The UCU has called token industrial action only when it has been impossible to control the anger and opposition locally to threatened job losses.
Cuts at the London Metropolitan University (LMU) involve the loss of more than 550 posts, fully 25 percent of the workforce. The university has been hit by repayment demands from the Higher Education Funding Council for England (HEFCE) of more than £36.5 million.
Such cuts will have a devastating impact on higher education provision for students in London. London Metropolitan serves more than 34,000 students, many social disadvantaged, and is the largest university in the capital.
The UCU called a two-day strike at London Metropolitan, held on October 15 and 16. Once again, no other UCU members, even those in neighbouring London universities and colleges affected by cuts, were mobilised by the union.
Instead, a boycott campaign has been launched that merely calls on other academics not to participate in conferences organised by the LMU, not to apply for jobs or lecture there, and not to participate in external marking of exams.
All such limited local initiatives are collectively the means by which the UCU is seeking to oppose a unified struggle by all its 120,000 members nationally. Instead of a campaign to defend all jobs, the union is in reality managing job losses at all the institutions where reductions are being enforced.
The cuts are an integral part of the government’s assault on public education in Britain. Facing an unprecedented public finance deficit as a result of the nearly £1 trillion cost of the bailout of the UK’s financial institutions during the last year, the Labour government of Prime Minister Gordon Brown is slashing public spending.
This year, central government told universities to cut costs by £180 million by 2011. Fully 30,000 students who applied to go to university failed to secure a place this academic year. More than 600,000 people applied for a place this year, a 10 percent increase on 2008. But government funding only supports 13,000 extra places, of which 10,000 are in maths, science and engineering.
Despite this open policy of government-led cuts, the unions are presenting the onslaught on jobs as the brainchild of a few hard-headed and recalcitrant vice chancellors and principals.
The UCU recently issued a joint statement with four other trade unions with members in higher education—Unison, Unite, and GMB EIS, as well as the National Union of Students. The statement does not even mention the Labour government.
Rejecting any struggle against job cuts, the statement concludes instead, “We therefore believe that a partnership between unions and employers to reach a national agreement on job security is essential if we are to defend education” (emphasis added).
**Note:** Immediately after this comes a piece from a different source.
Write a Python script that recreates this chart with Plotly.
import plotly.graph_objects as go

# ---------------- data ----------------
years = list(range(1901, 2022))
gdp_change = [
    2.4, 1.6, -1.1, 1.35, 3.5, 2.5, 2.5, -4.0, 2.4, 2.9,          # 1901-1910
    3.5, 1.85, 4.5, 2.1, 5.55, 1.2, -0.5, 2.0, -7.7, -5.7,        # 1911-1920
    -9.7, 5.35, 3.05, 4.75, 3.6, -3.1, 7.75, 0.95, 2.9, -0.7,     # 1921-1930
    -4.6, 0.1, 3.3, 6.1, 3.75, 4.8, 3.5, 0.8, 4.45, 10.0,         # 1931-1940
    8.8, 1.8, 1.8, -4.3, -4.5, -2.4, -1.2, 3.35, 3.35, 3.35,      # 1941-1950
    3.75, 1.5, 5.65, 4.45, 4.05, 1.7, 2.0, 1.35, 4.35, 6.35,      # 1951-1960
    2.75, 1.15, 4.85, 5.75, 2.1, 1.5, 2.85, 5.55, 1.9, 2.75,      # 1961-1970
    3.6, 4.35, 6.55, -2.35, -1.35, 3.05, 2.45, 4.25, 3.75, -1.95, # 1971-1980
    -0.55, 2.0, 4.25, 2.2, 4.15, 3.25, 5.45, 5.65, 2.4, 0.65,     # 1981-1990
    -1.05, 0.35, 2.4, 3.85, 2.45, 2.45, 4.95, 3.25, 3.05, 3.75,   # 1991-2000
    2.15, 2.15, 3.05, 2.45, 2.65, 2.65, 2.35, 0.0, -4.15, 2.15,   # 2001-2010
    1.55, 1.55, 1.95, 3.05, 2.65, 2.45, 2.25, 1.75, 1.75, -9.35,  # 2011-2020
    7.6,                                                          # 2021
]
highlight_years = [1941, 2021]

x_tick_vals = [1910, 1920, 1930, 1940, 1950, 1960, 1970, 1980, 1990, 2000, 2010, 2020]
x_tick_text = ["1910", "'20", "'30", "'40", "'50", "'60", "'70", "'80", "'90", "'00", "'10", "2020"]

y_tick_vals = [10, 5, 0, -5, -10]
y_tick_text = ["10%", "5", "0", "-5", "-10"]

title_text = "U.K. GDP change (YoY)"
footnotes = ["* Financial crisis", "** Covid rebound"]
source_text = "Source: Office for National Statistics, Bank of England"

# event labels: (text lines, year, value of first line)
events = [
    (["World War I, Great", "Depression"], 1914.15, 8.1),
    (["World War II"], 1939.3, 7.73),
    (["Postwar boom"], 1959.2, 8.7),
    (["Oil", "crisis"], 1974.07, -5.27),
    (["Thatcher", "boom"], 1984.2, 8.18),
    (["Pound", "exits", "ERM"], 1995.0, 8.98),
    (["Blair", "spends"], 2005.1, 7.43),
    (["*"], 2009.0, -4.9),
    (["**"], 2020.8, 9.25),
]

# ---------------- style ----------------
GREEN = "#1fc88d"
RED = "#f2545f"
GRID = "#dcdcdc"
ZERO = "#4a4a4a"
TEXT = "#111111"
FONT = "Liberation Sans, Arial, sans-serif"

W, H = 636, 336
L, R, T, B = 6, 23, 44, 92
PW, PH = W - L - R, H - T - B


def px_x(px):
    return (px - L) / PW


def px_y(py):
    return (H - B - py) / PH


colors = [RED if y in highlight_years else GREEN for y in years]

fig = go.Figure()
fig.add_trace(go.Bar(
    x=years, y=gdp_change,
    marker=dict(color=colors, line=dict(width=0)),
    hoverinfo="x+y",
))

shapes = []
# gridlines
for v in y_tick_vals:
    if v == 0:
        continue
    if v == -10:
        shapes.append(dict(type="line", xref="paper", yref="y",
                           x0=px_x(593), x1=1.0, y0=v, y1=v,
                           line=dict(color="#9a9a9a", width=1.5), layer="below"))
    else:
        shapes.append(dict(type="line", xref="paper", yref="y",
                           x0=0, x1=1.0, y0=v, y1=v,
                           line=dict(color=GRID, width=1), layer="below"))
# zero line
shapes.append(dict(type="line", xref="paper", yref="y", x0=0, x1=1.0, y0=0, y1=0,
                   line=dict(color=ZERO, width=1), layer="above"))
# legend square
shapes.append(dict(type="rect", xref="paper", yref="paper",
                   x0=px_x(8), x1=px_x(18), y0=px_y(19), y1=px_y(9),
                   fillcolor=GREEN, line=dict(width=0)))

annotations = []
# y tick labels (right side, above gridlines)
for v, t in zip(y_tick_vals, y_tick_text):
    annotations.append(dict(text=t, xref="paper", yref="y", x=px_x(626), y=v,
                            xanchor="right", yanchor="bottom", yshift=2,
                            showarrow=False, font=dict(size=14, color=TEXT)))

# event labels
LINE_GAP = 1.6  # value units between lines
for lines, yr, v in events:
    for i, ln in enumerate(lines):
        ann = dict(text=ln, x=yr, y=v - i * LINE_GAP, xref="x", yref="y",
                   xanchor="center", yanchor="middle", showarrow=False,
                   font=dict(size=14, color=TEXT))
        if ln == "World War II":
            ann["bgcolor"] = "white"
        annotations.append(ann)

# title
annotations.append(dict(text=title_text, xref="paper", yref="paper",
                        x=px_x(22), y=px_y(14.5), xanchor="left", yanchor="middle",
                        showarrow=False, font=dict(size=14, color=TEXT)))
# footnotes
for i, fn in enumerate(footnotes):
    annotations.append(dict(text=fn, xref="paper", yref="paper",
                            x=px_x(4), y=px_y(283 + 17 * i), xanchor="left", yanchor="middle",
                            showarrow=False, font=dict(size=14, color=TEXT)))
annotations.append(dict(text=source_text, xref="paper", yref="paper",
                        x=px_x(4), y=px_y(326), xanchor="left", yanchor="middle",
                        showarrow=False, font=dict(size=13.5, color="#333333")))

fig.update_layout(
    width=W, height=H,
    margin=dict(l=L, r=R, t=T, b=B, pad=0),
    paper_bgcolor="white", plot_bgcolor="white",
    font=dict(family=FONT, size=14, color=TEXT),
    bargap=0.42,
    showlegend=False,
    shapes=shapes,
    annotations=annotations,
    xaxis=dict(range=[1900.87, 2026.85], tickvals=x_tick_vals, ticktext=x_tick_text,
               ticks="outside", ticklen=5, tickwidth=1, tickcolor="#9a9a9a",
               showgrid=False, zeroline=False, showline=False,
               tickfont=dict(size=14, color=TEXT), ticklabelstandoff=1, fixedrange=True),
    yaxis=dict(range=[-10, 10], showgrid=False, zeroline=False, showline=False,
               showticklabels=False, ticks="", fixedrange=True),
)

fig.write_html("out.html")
The politically criminal role played by the UCU is only underscored by the announcement at its September conference for a national ballot for industrial action of its Further Education membership. The announcement followed the conference decision to reject a 1.5 percent pay offer from the main colleges’ employer, the Association of Colleges (AoC). According to the UCU, the industrial action “would be an escalating programme of strikes starting with one day and moving to two and three days actions in subsequent weeks.” While proposing such a limited campaign on this latest pay offer, it should be noted that last month lecturers at five colleges, in Doncaster, Rotherham, Leeds, London and Suffolk, struck because a previous pay recommendation has still not been implemented—costing some up to £4,500.
There is, of course, no mention of combining opposition to de facto pay cuts with the defence of jobs, let alone of uniting the struggles of its college membership with those thousands of its members facing the same attacks in universities nationwide.
The defence of education requires the mobilisation of the entire working class in a political movement that unites those employed in schools, colleges and universities with students and broader layers of the working class. Such an offensive demands a political break with the UCU apparatus by the rank and file and the building of a new party to take forward the fight against the Labour government’s cuts agenda based on a socialist programme for the reorganisation of society in the interests of working people.